Mona tells us to "cut." Here's where the knife landed.
Rachael was sitting on the floor, leaning against a toilet in a stall of the girl’s bathroom, dress hiked, legs slightly apart and pulled up knees to neck, the needle point of an earring in her right hand. She was cutting a small, jagged cross into the inside of her left thigh.
She had just come from an assembly about self-mutilation, because some wannabe goth girl had gone too far, lost too much blood and fainted in the lunchroom right into her beenie-weenies and was now in the hospital. Amateur, thought Rachael. The girl had subsequently shown up on the parental radar in every house in town, and so an assembly had been hastily assembled in the gymnasium. A powerpoint on self esteem was shown, a lady from social services was trotted out to try to put out the fire. Her voice was lively as she talked, in the way that cartoon birds are lively, but her face was pale and bloodless.
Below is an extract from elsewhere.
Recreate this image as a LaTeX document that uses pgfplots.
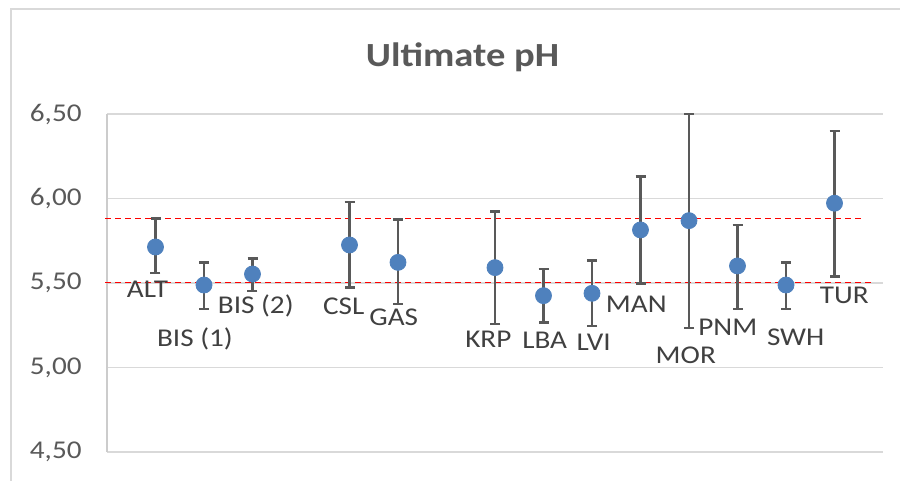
\documentclass[border=0pt]{standalone}
\usepackage{fontspec}
\setmainfont{Carlito}[FakeStretch=1.14]
\usepackage{pgfplots}
\pgfplotsset{compat=1.18}
\definecolor{gridgray}{HTML}{D9D9D9}
\definecolor{axgray}{HTML}{CCCCCC}
\definecolor{tickgray}{HTML}{595959}
\definecolor{labgray}{HTML}{404040}
\definecolor{ptblue}{HTML}{4F81BD}
\newcommand{\labfont}{\fontsize{12.8pt}{15pt}\selectfont}
\begin{document}
\begin{tikzpicture}
\path[use as bounding box] (0,0) rectangle (450pt,240.5pt);
\draw[gridgray, line width=1pt] (5.5pt,0) -- (5.5pt,235.75pt) -- (450pt,235.75pt);
\node[anchor=base, text=tickgray, font=\fontsize{16.9pt}{20pt}\selectfont\bfseries] at (231.25pt,207pt) {Ultimate pH};
\begin{axis}[
  at={(53.5pt,14.5pt)}, anchor=south west,
  scale only axis, width=388pt, height=169pt,
  xmin=0, xmax=16, ymin=4.5, ymax=6.5,
  xtick=\empty, ytick={4.5,5,5.5,6,6.5},
  axis x line=none, axis y line=left,
  y axis line style={-, draw=axgray, line width=0.9pt},
  major tick length=0pt,
  ymajorgrids, grid style={gridgray, line width=0.9pt},
  yticklabel style={text=tickgray, font=\labfont, inner sep=0pt, xshift=-12.5pt},
  /pgf/number format/.cd, fixed, fixed zerofill, precision=2, use comma, assume math mode=true,
  /pgfplots/.cd,
  clip=false,
]
\addplot[red, line width=0.6pt, dash pattern=on 3pt off 2pt] coordinates {(-0.04,5.88) (15.59,5.88)};
\addplot[red, line width=0.6pt, dash pattern=on 3pt off 2pt] coordinates {(-0.04,5.505) (15.77,5.505)};
\addplot[only marks, mark=*, mark size=4pt, mark options={draw=ptblue, fill=ptblue},
  error bars/.cd, y dir=both, y explicit,
  error bar style={tickgray, line width=1.3pt},
  error mark options={tickgray, line width=1.3pt, mark size=2.5pt, rotate=90}]
coordinates {
(1,5.713) += (0,0.167) -= (0,0.154)
(2,5.488) += (0,0.134) -= (0,0.142)
(3,5.553) += (0,0.093) -= (0,0.100)
(5,5.725) += (0,0.254) -= (0,0.253)
(6,5.622) += (0,0.255) -= (0,0.246)
(8,5.591) += (0,0.331) -= (0,0.334)
(9,5.425) += (0,0.158) -= (0,0.160)
(10,5.439) += (0,0.193) -= (0,0.193)
(11,5.814) += (0,0.315) -= (0,0.316)
(12,5.869) += (0,0.631) -= (0,0.635)
(13,5.601) += (0,0.242) -= (0,0.255)
(14,5.488) += (0,0.134) -= (0,0.142)
(15,5.972) += (0,0.427) -= (0,0.435)
};
\node[anchor=base, text=labgray, font=\labfont] at (axis cs:0.835,5.415) {ALT};
\node[anchor=base, text=labgray, font=\labfont] at (axis cs:1.814,5.123) {BIS (1)};
\node[anchor=base, text=labgray, font=\labfont] at (axis cs:3.068,5.321) {BIS (2)};
\node[anchor=base, text=labgray, font=\labfont] at (axis cs:4.882,5.311) {CSL};
\node[anchor=base, text=labgray, font=\labfont] at (axis cs:5.913,5.246) {GAS};
\node[anchor=base, text=labgray, font=\labfont] at (axis cs:7.862,5.117) {KRP};
\node[anchor=base, text=labgray, font=\labfont] at (axis cs:9.025,5.115) {LBA};
\node[anchor=base, text=labgray, font=\labfont] at (axis cs:10.035,5.101) {LVI};
\node[anchor=base, text=labgray, font=\labfont] at (axis cs:10.913,5.328) {MAN};
\node[anchor=base, text=labgray, font=\labfont] at (axis cs:11.934,5.025) {MOR};
\node[anchor=base, text=labgray, font=\labfont] at (axis cs:12.80,5.192) {PNM};
\node[anchor=base, text=labgray, font=\labfont] at (axis cs:14.20,5.133) {SWH};
\node[anchor=base, text=labgray, font=\labfont] at (axis cs:15.20,5.376) {TUR};
\end{axis}
\end{tikzpicture}
\end{document}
Her eyes focused on a point on that back wall of the gym, just over their heads. Zombie, thought Rachael.
Then the school psychologist got up and talked earnestly about emotional numbness in the face of modern American life. The usual suspects, thought Rachael. Divorce. Drugs. Teenage pregnancy. The internet. How kids today had been left hungry, empty, abandoned, and were desperate to feel something real, conjure something true and unequivocal. That’s why they cut themselves, he said. To feel something.
Rachael was pretty sure he was missing the point. Numbness wasn’t the problem.
Numbness would be a relief.
The bell rang. She wiped the blood away with toilet paper, pocketed the earring, scooted off to class. A few spots of blood formed and dried along the edge of the cut as the day passed, tiny flakes of it dropping like scales of rust onto the dirty tiles of the floor below.